The question is on the highlighted clause in this excerpt from The Stranger by Camus.
Quelques jours après, on m'a isolé dans une cellule où je couchais sur un bat-flanc de bois. J'avais un baquet d'aisances et une cuvette de fer. La prison était tout en haut de la ville et, par une petite fenêtre, je [Meursault] pouvais voir la mer. C'est un jour que j'étais agrippé aux barreaux, mon visage tendu vers la lumière, qu'un gardien est entré et m'a dit que j'avais une visite. J'ai pensé que c'était Marie. C'était bien elle.
Question
How does the clause come to mean what it means? Is it from the transitive or the reflexive use of the verb agripper?
Background
I am afraid the question will not make much sense without the following explanation of the difficulty I am having.
The difficulty is that my (anyone's) usual strategy for dealing with a French passive did not work, which is to understand that the grammatical subject actually receives the action of the verb (in its active transitive sense). For example, if I saw il est fini, I would think il received finishing.
Applying that strategy to the Camus clause gave me Meursault getting grabbed by someone, which was not right.
So I had to explore doing something with s'agripper. First of all, it seemed to me that s'agripper was not like s'étonner.
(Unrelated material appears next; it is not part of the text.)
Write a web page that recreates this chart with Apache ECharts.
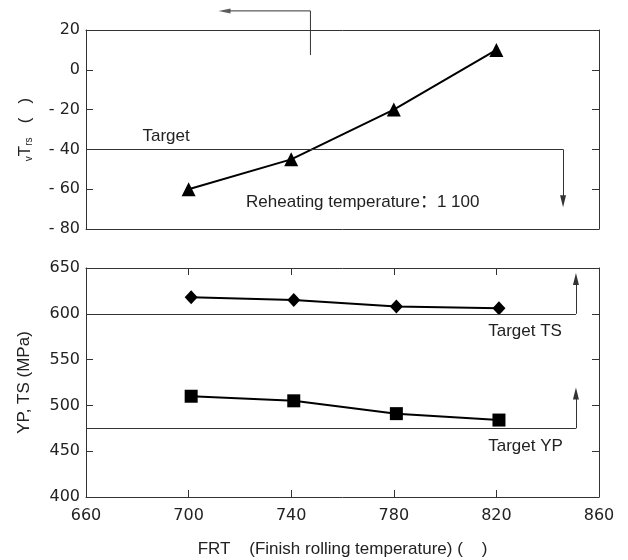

The sense of s'étonner comes from (is related to) that of étonner in a more straightforward way. If vous vous étonnez then presumably you would be surprised. So this element of result or condition remains in the sense of s'étonner though we don't think the grammatical subject did some self-surprising.
But s'agripper cannot derive from (or be related to) agripper in the same way. When someone s'agrippe it does not follow that he is grabbed by any person or thing. The relevant sense of agripper in s'agripper would rather appear to be something like putting someone in a state of grabbing. (So je m'agrippe aux barreaux is I put myself in the state of grabbing the bars.) And this is the sense that seems to work with the Camus clause. It gives us: I had been put in the state of grabbing the bars.
In sum: The transitive use of agripper gave me no way of understanding the Camus clause. The reflexive use seemed to lend itself to one.